Rania Kisar war auf dem Weg in ihr Büro in Maarat al-Numan, einer Stadt mit 80 000 Einwohnern in der syrischen Provinz Idlib. Es war morgens kurz vor neun Uhr am 22. Juli, der Sommerhimmel blau und wolkenlos. Dann die Explosion auf dem Markt. Rania Kisar sieht, wie die Menschen laufen, sie laufen nicht weg, sondern hin zu dem Markt, sie wollen helfen. Wenig später fällt die nächste Bombe, mitten in die Menschentraube. Diesmal rennt auch Rania Kisar hin. "Du vergisst deinen eigenen Namen, wenn du all diese Toten siehst, all dieses Blut", sagt sie am Donnerstag am Telefon.

Als sie den Marktplatz erreicht, an dem jetzt nur noch Trümmer sind, schreit sie in die Kamera, die Fäuste geballt: "Bitte Amerika, tu etwas! Wir werden jeden Tag bombardiert. Wir werden jeden Tag getötet. Mister Trump! Bitte stoppen Sie das!" Ihre Stimme überschlägt sich, im Hintergrund werden Leichen weggetragen. Ähnliche Appelle hatte es schon gegeben, als der Präsident in Amerika noch Barack Obama hieß und viele Syrer noch hofften, dass ihnen der Westen beispringen würde wie 2011 den Revolutionären in Libyen, die sich gegen Muammar al-Gaddafi erhoben.

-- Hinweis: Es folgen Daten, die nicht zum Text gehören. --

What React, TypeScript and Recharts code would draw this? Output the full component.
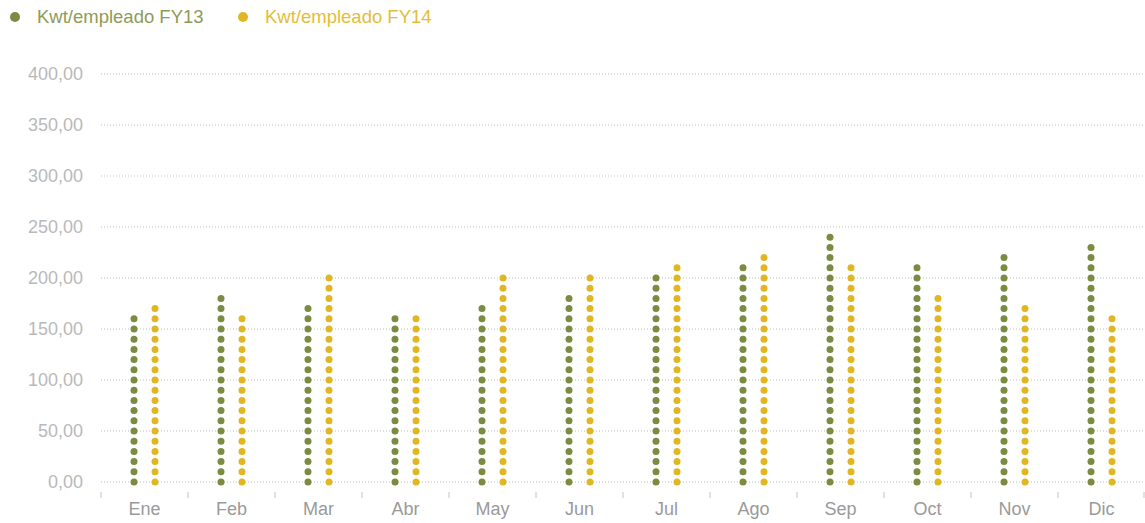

40 Menschen sterben an diesem Morgen. Das Auswärtige Amt in Berlin wird von "einem der schlimmsten Luftangriffe des syrischen Regimes und seiner Verbündeten auf von Zivilisten bevölkerte Gebiete" sprechen, seit das Regime von Präsident Baschar al-Assad und Russland Ende April eine Offensive begonnen haben gegen die letzte Bastion der Rebellen.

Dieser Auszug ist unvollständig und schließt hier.